The best part about this program is its low-cost to FCPS: since the students are sponsored by the Korean government, Fairfax merely facilitates pairing the student teachers with Fairfax teachers. In the case of the Korean intern program, current and former School Board members Ilryong Moon, Sandy Evans, Janet Oleszek and I took them on many excursions in our free time.
As a result of the program, Fairfax students and teachers are exposed to Korean culture and different pedagogical methods. The Fairfax community benefits, as well, since these students will return to their respective communities and relay the great experiences they had in Fairfax County and Virginia, raising our profile for economic development. Most importantly, America benefits since many of these students will return to the US for graduate school or work, reversing the worrisome brain drain that occurs after many students from abroad receive US degrees.

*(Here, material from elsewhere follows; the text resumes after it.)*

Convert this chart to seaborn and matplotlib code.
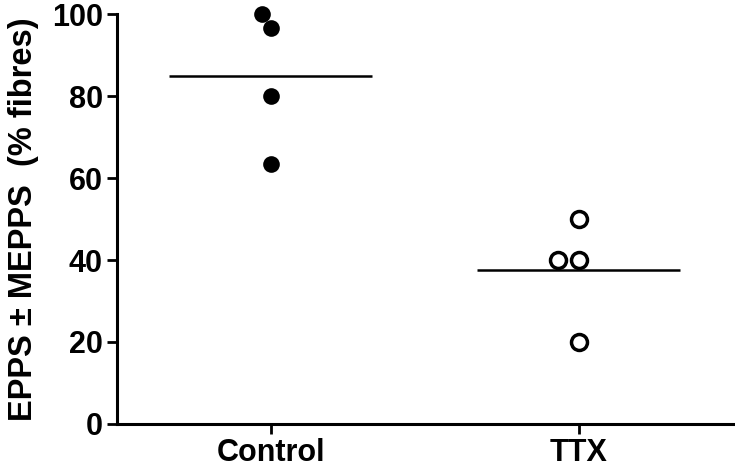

One of my priorities on the school board is to strategically increase these student and teacher exchanges, focusing first on the rising superpowers that have expressed interest: China, India and Brazil.
The Obama administration and foreign governments have begun funding similar joint “100,000 Strong Initiatives” for study abroad exchanges in Latin America and China at the University level, which have revealed the intense desire of foreign governments to have their students study and teach in the US, particularly in the STEM disciplines. If we can attract their best and brightest education students to teach our students in the STEM disciplines, they can help stave off America’s current shortage of STEM teachers.
Today, the 2012 class of Korean interns leaves us, but they’ll be back. After all, we’ve invited them to stay with us in beautiful Fairfax County whenever they return.